I'll collate the results and publish the results here, on Facebook and in the Big Issue.
Use the comment box below to leave your list.
Tuesday, 3 May 2011
Yes, the crime writer does sell a lot of books. Millions of them. Enough to embarrass an entire flock of Booker Prize Judge panels. But she has also started selling books, in a shop, in North Cyprus. Yes really. Her agent's website, DarleyAnderson.com has the details...
This has got to be one of the oddest, geekiest literary web challenges ever....
Incidentally, weren't the new episodes of Doctor Who simply brilliant? Loved the Silence. Loved the slightly camp Americana of it. Thought the injokes about Nixon were just about right (though they went totally over the head of my children...) and found the pacing of the story bang on.
If Stephen Moffat keeps this up, they'll have to give him the job for life.
My head is still reeling a bit from trying to figure out where River Song is on her personal time chart, and if when we meet her again she will be younger and know less about the Doctor than before? But that's the thing about Doctor Who, it starts you thinking about this sort of mad stuff when really you should be doing something else...
* Neil Gaiman has posted this link: http://www.whosay.com/neilgaiman/photos/26685 Great little teaser for his episode 4
Our book group, temporarily called the Dystopian Alliance (we change the name every month to suit the book) dissected JG Ballard's High-Rise last week.
This is how book groups work sometimes. Often we get excited about a new release - Franzen's Freedom for instance, or next month's Hitch 22 - at other times we delve into the obscure past. Well, obscure for me anyway.
I'd read a couple of Ballard's books. I think most of us had read at least one, but the 1975 towerblock hell of High-Rise was new to us. None of us are sci-fi geeks so we couldn't remember the Doctor Who episode it supposedly inspired either. And none of us were bothered one way or other that there is a film version supposedly in the pipeline: the Wikipedia entry has some detail on that.
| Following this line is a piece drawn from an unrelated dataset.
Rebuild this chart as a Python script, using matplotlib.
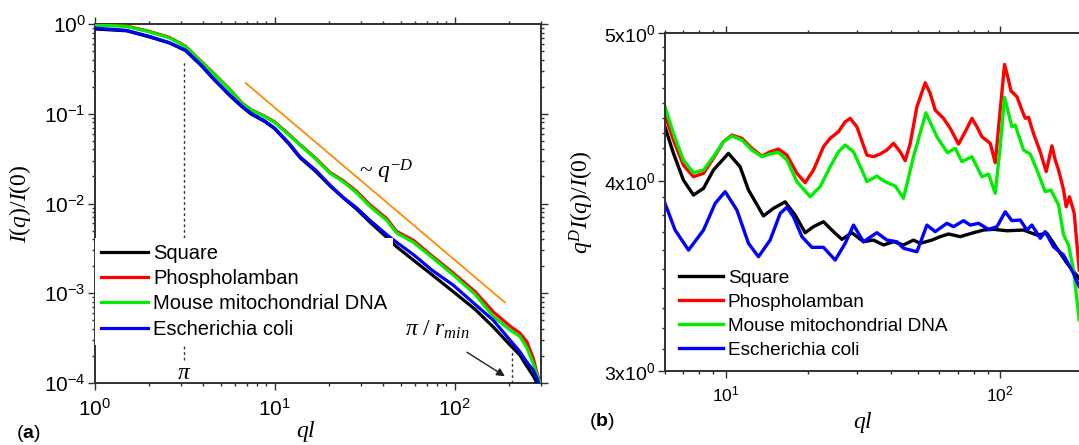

Mostly I think we enjoyed the book, but the discussion itself was more fun than the novel. High-Rise imagines a society that breaks down. An upper crust tower block in central london becomes cut off from the outside world, the residents become dissatisfied and break up into groups, factions, and start fighting each other. Literally, fighting. People are beaten up. Dogs are drowned - we particularly loved this detail. Lots of dead or consumed dogs. And what emerges is a sort of primitive, Lord of the Flies type society in which the strong dominate.
It struck me as being entirely bleak and pessimistic. Typically 70s in that sense. There was an obsession about piles of rubbish: of black bags piling up. Which reminded me of the bin men strikes that must have been happening about the same time. This was a vision of the world that emerged from the pessimism of a British empire in decline. It is also heavily influenced by Ballard's personal experiences in a concentration camp in Shanghai. But it also reminded me of The Wire and the lawless society that exists in the estates of many cities other than just Baltimore, estates ravaged by drug abuse and criminal gangs.
And yet it was also extremely funny. There was the 70s kitsch of it: it just screamed Abigail's Party. But there was also a lot of humour in the violence: violence that never became too bloody, too much. Dogs were drowned, men were beaten up and thrown down stairs, but somehow it always seemed just a little darker than a schoolyard tussle. Talking about the book was, as I said, hilarious. Every page seemed to contain something to be horrified by. The fact, for instance, that everyone was defined by their job - or their husband's job. It just seemed so ridiculous, but isn't that what we do?
As a result and to my surprise is that I find myself wanting to really recommend you read High-Rise. My first impression of it was that it was a period piece but the more I think about it, the more relevant it feels.